Ballsbridge has long been a target in the sights of property developers. Its leafy roads have always been prized for their relatively high values since they were first laid out by the Pembroke Estate and others in the 19th century. The area first came under attack in the 1960s for office blocks and hotels, and it was in the wake of this wave - which continued until the 1980s - that Dublin's planners adopted a more restrictive approach to preserve as much as possible of Ballsbridge and redirect development to areas that really needed urban renewal, notably the inner city. This policy benefited places that had been scarred by dereliction and redundancy.
Over the past two years, however, the planners changed tack and appeared to indicate that higher density - including high-rise - mixed-use schemes would be permitted right in the heart of Ballsbridge. Certainly, some developers such as Seán Dunne were under the impression that they would get some comfort from the planners after paying spectacular sums of money for property in the area - in Mr Dunne's case, up to €60 million per acre for the Jurys and Berkeley Court hotel sites. These transactions put pressure on Dublin City Council to produce a local area plan (LAP) for Ballsbridge, to provide a statutory framework for regulating the scale and type of development that would be permitted in the area. Drawn up by consultants Urban Initiatives, the LAP did exactly what it was meant to do - open up opportunities for higher density development on certain sites.

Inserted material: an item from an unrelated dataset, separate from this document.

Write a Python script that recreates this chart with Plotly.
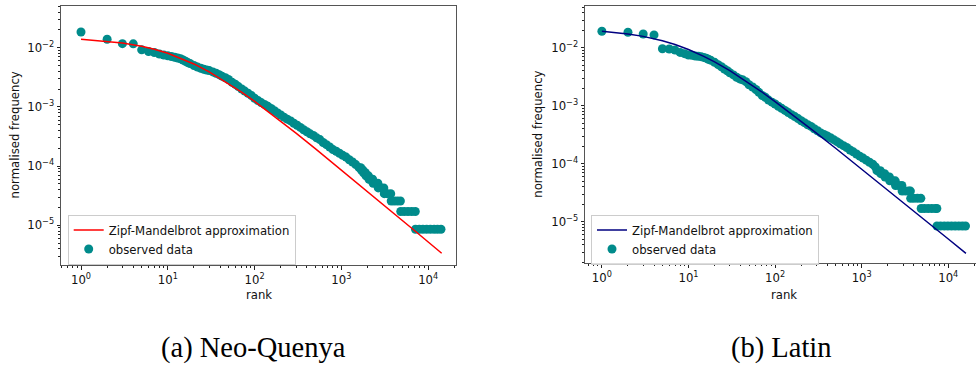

Local residents were aghast at what was proposed, claiming that it would destroy the essential qualities of Ballsbridge, and they put pressure on councillors to reject the plan. Although Dublin city manager John Tierney and senior officials backed its adoption, the city council threw it out last Monday by an overwhelming majority. It will be at least a year before the matter is revisited, which means that the investment decisions made by Mr Dunne and others such as Bernard McNamara, Ray Grehan, David Courtney and Gerry O'Reilly will take a long time to bear fruit.
And at a time of rising interest rates, the cost of holding expensively-purchased sites is bound to become more painful. But it is second nature to property developers to gamble on a prospect, and that is what they have done in Ballsbridge. And it is not a function of proper planning and sustainable development to change the rules to favour higher density mixed-use schemes on particular sites, however desirable they might be in principle, merely because high prices have been paid for them.